SUMMARY (from back): When nineteen-year-old huntress Feyre kills a wolf in the woods, a beast-like creature arrives to demand retribution for it. Dragged to a treacherous magical land she only knows about from legends, Feyre discovers that her captor is not an animal, but Tamlin–one of the lethal, immortal faeries who once ruled their world.
As she dwells on his estate, her feelings for Tamlin transform from icy hostility into a fiery passion that burns through every lie and warning she’s been told about the beautiful, dangerous world of the Fae. But an ancient, wicked shadow over the faerie lands is growing, and Feyre must find a way to stop it . . . or doom Tamlin–and his world–forever.
WHAT I THOUGHT: This is my second read of this book. I read it the first time when it came out a year ago in May 2015, but with the release of the second book, A Court of Mist and Fury days ago, I needed to reread it to remind myself what had happened. I found the second reading even better than the first, filling in details I hadn’t noticed before.
So, lets first touch on the amazing and beautiful world that Maas built. Humans live in fear of the powerful fae living north of an invisible, but magically strong wall. Fae who live forever and must manage the politics by and between seven courts: Spring, Summer, Winter, Autumn, Dawn, Day, and Night. And then there’s Hybern, a monstrous island that is set up as a threat to the fae for later, in another book in the series. When I first saw the names of the courts, I remember rolling my eyes thinking how unoriginal, but Maas does a good job giving us enough detail and flavor for differences between that the lack of originality actually worked, although I’m looking for even more rich differences as the series progresses. I’m particularly looking to understand the different powers each of the High Lord’s of these courts wield.

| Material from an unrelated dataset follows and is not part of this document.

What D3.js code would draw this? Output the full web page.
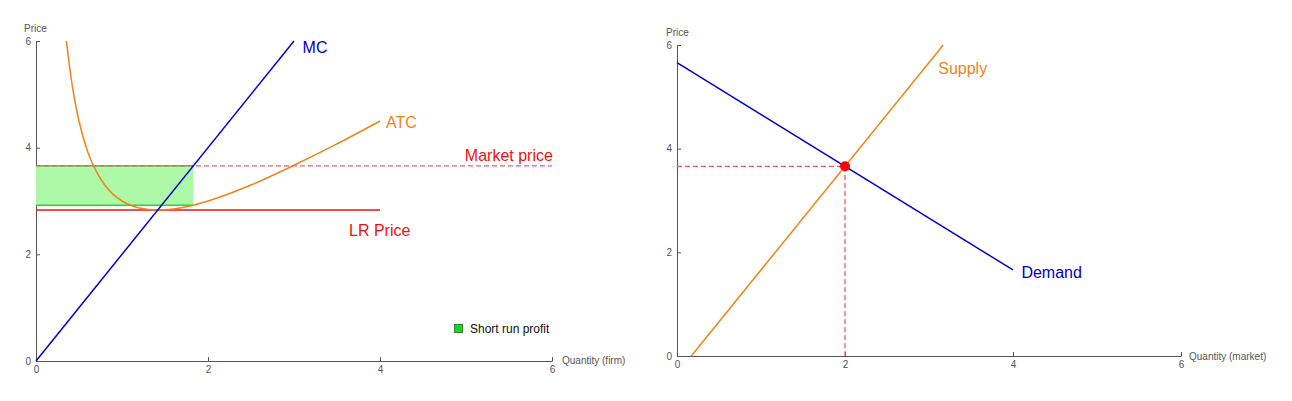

And then there’s the characters…
Feyre is a nineteen year old who has been the provider for a family, formerly of means and status, who has fallen on very hard times as a result of her father getting greedy with his business dealings and losing everything. She’s the only one who is mobilized to hunt and do anything pragmatic to help her, her two sisters and father survive. From the get go we see a character who is strong and who cares for others at her own expense, but whose heart is fragile after everything she’s been through. Such a great foundation.
When she kills a fae in disguise on the human side of the wall, we meet Tamlin who claims Feyre and drags her north to the Spring court. Tamlin is set up as a mysterious character who only after conversation with his second in command do we come to learn his name, and only after conversation with a creature who Feyre ensnares and must tell the truth, that he is High Lord of the Spring court. This unveiling does a good job at building the secrecy that is prevalent among the fae. And based upon how Tamlin treats Feyre, protecting, caring for, and more, when she deeply understands she is nothing in Fae society as a human, I found myself rooting for the pair.
And then there’s Lucien, Tamlin’s second in command who has a gold fake eye, replacing the one someone or something dug from his head. The detail sets up the mystery of his background. We observe his indifference of Feyre and only later come to understand and appreciate all the trauma he has endured as a member of the Autumn court now living in Spring court.
The details of these main characters and their flaws make them relatable and endearing.
And then there’s the plot. I feel like there should be ominous music playing LOL. Wow, Maas’s amazing imagination is fully on display and satisfies the need for gripping suspense, rooting for the underdog, and hoping the best for lovers pining but separated by a powerful, evil villainness, Amarantha. As you might imagine, Feyre is the target as the weak human, used as a tool to get at Tamlin who has fallen madly in love with her. Oh goodness… what a series of conflicts that has you cheering the whole way.
I won’t spoil the ending but will just say that Maas sets up book two in a satisfying, but not in-your-face announcement kind of way, giving Feyre more powers than she started with.
This is a must read! I give it 5 stars!
NOTE: I would call this New Adult, not YA based on the mature situations detailing torture and some explicit sexual content.